"I will be ordering immediate reinstatement," said Cindy Ehnes from the California Department of Managed Health Care.
The state of California told the health insurance industry on Thursday that illegal rescission will not be tolerated.
Rescission are when insurers cancel coverage because the patient left off a pre-existing condition on their application to buy individual health insurance.
"It was obvious to us in some of the individual case files examined, that no reasonable argument could be made that the applicant had deliberately misrepresented their health history information," said Ehnes.
Now, 26 policy holders will get their health insurance back and their past doctor bills paid.
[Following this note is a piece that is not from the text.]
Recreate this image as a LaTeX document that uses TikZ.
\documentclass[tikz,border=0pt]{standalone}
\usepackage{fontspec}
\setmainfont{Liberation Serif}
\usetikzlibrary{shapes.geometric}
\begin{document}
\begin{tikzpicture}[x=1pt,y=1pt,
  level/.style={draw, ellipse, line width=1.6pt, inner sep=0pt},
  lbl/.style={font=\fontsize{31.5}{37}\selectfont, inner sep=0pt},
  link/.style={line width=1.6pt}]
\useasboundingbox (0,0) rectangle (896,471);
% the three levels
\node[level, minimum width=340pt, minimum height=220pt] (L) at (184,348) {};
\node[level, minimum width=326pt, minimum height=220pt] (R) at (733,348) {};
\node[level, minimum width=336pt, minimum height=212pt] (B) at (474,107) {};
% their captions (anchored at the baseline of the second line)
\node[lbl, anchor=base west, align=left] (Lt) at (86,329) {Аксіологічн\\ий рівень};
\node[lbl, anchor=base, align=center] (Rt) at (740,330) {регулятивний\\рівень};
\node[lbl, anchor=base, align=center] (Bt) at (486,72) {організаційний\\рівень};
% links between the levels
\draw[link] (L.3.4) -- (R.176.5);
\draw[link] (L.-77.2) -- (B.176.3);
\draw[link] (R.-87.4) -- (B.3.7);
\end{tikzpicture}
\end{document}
But the historic order opens the door for thousands of other Californians who were cancelled to also be reinstated.
The industry points out, rescissions are only a tiny percentage of the 2.6 million people with individual policies.
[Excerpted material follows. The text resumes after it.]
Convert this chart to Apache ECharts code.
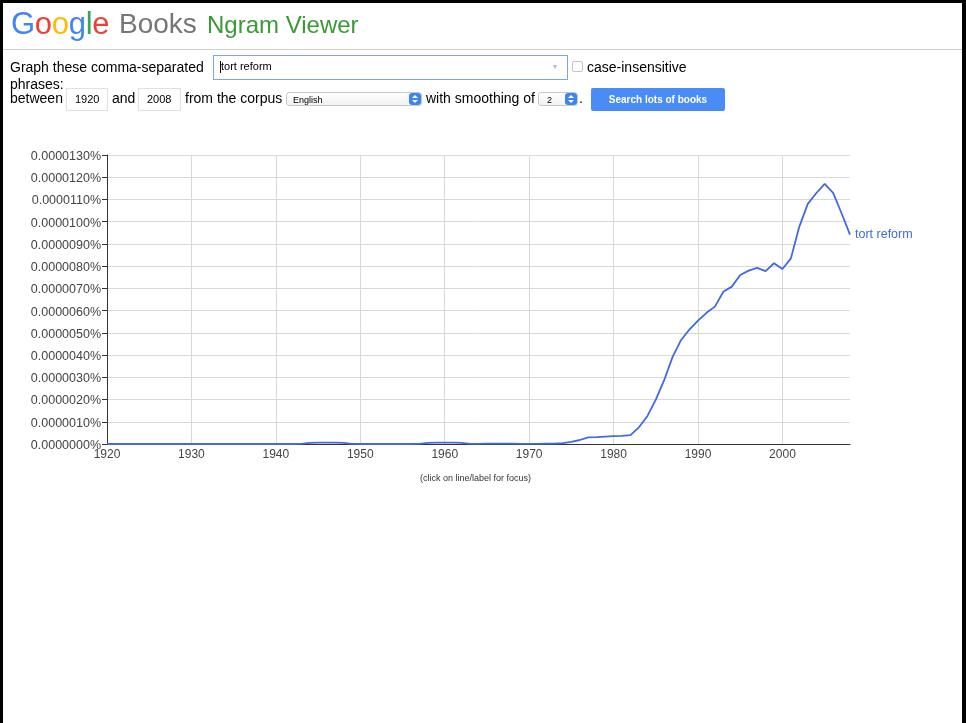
<!DOCTYPE html>
<html>
<head>
<meta charset="utf-8">
<script src="https://cdn.jsdelivr.net/npm/echarts@6/dist/echarts.min.js"></script>
<style>
  html, body { margin: 0; padding: 0; background: #fff; }
  body { width: 966px; height: 723px; overflow: hidden; position: relative; font-family: "Liberation Sans", Arial, Helvetica, sans-serif; color: #000; }
  #chart { position: absolute; left: 0; top: 0; width: 966px; height: 723px; }
  .abs { position: absolute; white-space: nowrap; }
  .t14 { font-size: 14px; line-height: 16px; }
  #frame { position: absolute; left: 0; top: 0; width: 959px; height: 723px; border-left: 3px solid #000; border-top: 3px solid #000; border-right: 4px solid #000; pointer-events: none; }
  .box { position: absolute; box-sizing: border-box; background: #fff; }
  .sel { position: absolute; box-sizing: border-box; border: 1px solid #c8c8c8; border-radius: 3px; background: linear-gradient(#ffffff, #f2f2f2); font-size: 9px; line-height: 12px; }
  .arr { position: absolute; width: 12px; height: 12px; border-radius: 3px; background: #3b84f2; }
  .arr .up { position: absolute; left: 3px; top: 2px; width: 0; height: 0; border-left: 3px solid transparent; border-right: 3px solid transparent; border-bottom: 3px solid #fff; }
  .arr .dn { position: absolute; left: 3px; top: 7px; width: 0; height: 0; border-left: 3px solid transparent; border-right: 3px solid transparent; border-top: 3px solid #fff; }
</style>
</head>
<body>
<div id="chart"></div>

<div id="frame"></div>

<!-- header -->
<div class="abs" style="left:11px; top:7.5px; font-size:31px; line-height:31px; letter-spacing:-0.3px;"><span style="color:#4285F4">G</span><span style="color:#EA4335">o</span><span style="color:#FBBC05">o</span><span style="color:#4285F4">g</span><span style="color:#34A853">l</span><span style="color:#EA4335">e</span></div>
<div class="abs" style="left:119px; top:9.5px; font-size:28px; line-height:28px; color:#767676;">Books</div>
<div class="abs" style="left:207px; top:13px; font-size:24px; line-height:24px; color:#3a9a35;">Ngram Viewer</div>
<div class="abs" style="left:3px; top:49px; width:959px; height:1px; background:#cfcfcf;"></div>

<!-- form row 1 -->
<div class="abs t14" style="left:10px; top:59px;">Graph these comma-separated</div>
<div class="box" style="left:213px; top:55px; width:355px; height:25px; border:1px solid #7ea6e3;"></div>
<div class="abs" style="left:220px; top:61px; width:1px; height:12px; background:#000;"></div>
<div class="abs" style="left:221px; top:60px; font-size:11px; line-height:13px;">tort reform</div>
<div class="abs" style="left:553px; top:62px; font-size:8px; line-height:10px; color:#b8b8b8;">&#9662;</div>
<div class="box" style="left:572px; top:61px; width:11px; height:11px; border:1px solid #c4c4c4; border-radius:2px;"></div>
<div class="abs t14" style="left:587px; top:59px;">case-insensitive</div>

<!-- form row 2 -->
<div class="abs t14" style="left:10px; top:76px;">phrases:</div>
<div class="abs t14" style="left:10px; top:90px;">between</div>
<div class="box" style="left:66px; top:88px; width:42px; height:23px; border:1px solid #e0e0e0;"></div>
<div class="abs" style="left:75px; top:93px; font-size:11px; line-height:13px;">1920</div>
<div class="abs t14" style="left:112px; top:90px;">and</div>
<div class="box" style="left:138px; top:88px; width:43px; height:23px; border:1px solid #e0e0e0;"></div>
<div class="abs" style="left:147px; top:93px; font-size:11px; line-height:13px;">2008</div>
<div class="abs t14" style="left:185px; top:90px;">from the corpus</div>
<div class="sel" style="left:286px; top:92px; width:136px; height:14px;"><span style="position:absolute; left:6px; top:1px;">English</span></div>
<div class="arr" style="left:409px; top:93px;"><div class="up"></div><div class="dn"></div></div>
<div class="abs t14" style="left:426px; top:90px;">with smoothing of</div>
<div class="sel" style="left:538px; top:92px; width:40px; height:14px;"><span style="position:absolute; left:8px; top:1px;">2</span></div>
<div class="arr" style="left:565px; top:93px;"><div class="up"></div><div class="dn"></div></div>
<div class="abs t14" style="left:579px; top:90px;">.</div>
<div class="box" style="left:591px; top:88px; width:134px; height:23px; background:#4a8cf5; border-radius:2px; color:#fff; font-size:10px; font-weight:bold; line-height:23px; text-align:center;">Search lots of books</div>

<script>
// ---- data (values in units of 0.000001 %) ----
const seriesName = 'tort reform';
const years = [
  1920,1921,1922,1923,1924,1925,1926,1927,1928,1929,
  1930,1931,1932,1933,1934,1935,1936,1937,1938,1939,
  1940,1941,1942,1943,1944,1945,1946,1947,1948,1949,
  1950,1951,1952,1953,1954,1955,1956,1957,1958,1959,
  1960,1961,1962,1963,1964,1965,1966,1967,1968,1969,
  1970,1971,1972,1973,1974,1975,1976,1977,1978,1979,
  1980,1981,1982,1983,1984,1985,1986,1987,1988,1989,
  1990,1991,1992,1993,1994,1995,1996,1997,1998,1999,
  2000,2001,2002,2003,2004,2005,2006,2007,2008
];
const values = [
  0,0,0,0,0,0,0,0,0,0,
  0,0,0,0,0,0,0,0,0,0,
  0,0,0,0.01,0.05,0.06,0.06,0.06,0.05,0.01,
  0,0,0,0,0,0,0,0.01,0.05,0.06,
  0.06,0.06,0.05,0.01,0.01,0.02,0.02,0.02,0.02,0.01,
  0.01,0.01,0.02,0.02,0.04,0.1,0.18,0.3,0.31,0.33,
  0.35,0.37,0.4,0.75,1.25,2.0,2.88,3.93,4.68,5.16,
  5.55,5.9,6.18,6.85,7.08,7.6,7.8,7.92,7.78,8.13,
  7.87,8.35,9.78,10.8,11.28,11.7,11.3,10.38,9.42
];
const yTickLabels = [
  '0.0000000%','0.0000010%','0.0000020%','0.0000030%','0.0000040%',
  '0.0000050%','0.0000060%','0.0000070%','0.0000080%','0.0000090%',
  '0.0000100%','0.0000110%','0.0000120%','0.0000130%'
];
const xTickLabels = ['1920','1930','1940','1950','1960','1970','1980','1990','2000'];
const footnote = '(click on line/label for focus)';

const lineColor = '#4169e1';
const chart = echarts.init(document.getElementById('chart'), null, { renderer: 'canvas' });
const data = years.map((y, i) => [y, values[i]]);

chart.setOption({
  animation: false,
  grid: { left: 107, right: 116, top: 155, bottom: 279, containLabel: false },
  xAxis: {
    type: 'value', min: 1920, max: 2008, interval: 10,
    axisLine: { show: true, lineStyle: { color: '#333', width: 1 } },
    axisTick: { show: false },
    axisLabel: {
      color: '#444', fontSize: 12, fontFamily: 'Liberation Sans, Arial', margin: 5,
      showMaxLabel: false,
      formatter: v => { const s = String(v); return xTickLabels.indexOf(s) >= 0 ? s : ''; }
    },
    splitLine: { show: true, showMaxLine: false, lineStyle: { color: '#d9d9d9', width: 1 } }
  },
  yAxis: {
    type: 'value', min: 0, max: 13, interval: 1,
    axisLine: { show: true, lineStyle: { color: '#333', width: 1 } },
    axisTick: { show: true, length: 5, lineStyle: { color: '#333' } },
    axisLabel: {
      color: '#444', fontSize: 12.5, fontFamily: 'Liberation Sans, Arial', margin: 6,
      formatter: v => '{a|' + yTickLabels[Math.round(v)] + '}',
      rich: { a: { color: '#444', fontSize: 12.5, fontFamily: 'Liberation Sans, Arial', padding: [3, 0, 0, 0] } }
    },
    splitLine: { show: true, lineStyle: { color: '#d9d9d9', width: 1 } }
  },
  graphic: [{
    type: 'text', left: 478 - 58, top: 474,
    style: { text: footnote, fill: '#333', fontSize: 9, fontFamily: 'Liberation Sans, Arial' }
  }],
  series: [{
    name: seriesName, type: 'line', data: data,
    showSymbol: false, symbol: 'none',
    lineStyle: { color: lineColor, width: 1.8 },
    itemStyle: { color: lineColor },
    endLabel: { show: true, formatter: seriesName, color: lineColor, fontSize: 12.5, fontFamily: 'Liberation Sans, Arial', distance: 5 }
  }]
});
</script>
</body>
</html>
"What that says to me is that 99.9% of the folks who've gotten individual coverage, have done the right thing and their coverage is there for them when they need it," said Chris Ohman from the California Association of Health Plans.
The Schwarzenegger Administration has been cracking down on health insurers since 2004 levying significant fines for rescission practices and for paying bonuses to employees who managed to cancel a certain number of policies.
On Wednesday, the city of Los Angeles sued Anthem Blue Cross for selling coverage then reneging when treatments got expensive.
"No one was trying to fraud them at all, which they have accused me of. I was just trying to get insurance," said Wittney Horton, a cancelled policy holder.
Companies involved are Anthem, Blue Cross, Kaiser, Pacific Care and Health Net. A state appointed arbiter will now go through thousands of cancellation complaints filed with regulators since 2004. Anyone who didn't outright lie on their application, could get their health coverage back and past doctor bills paid.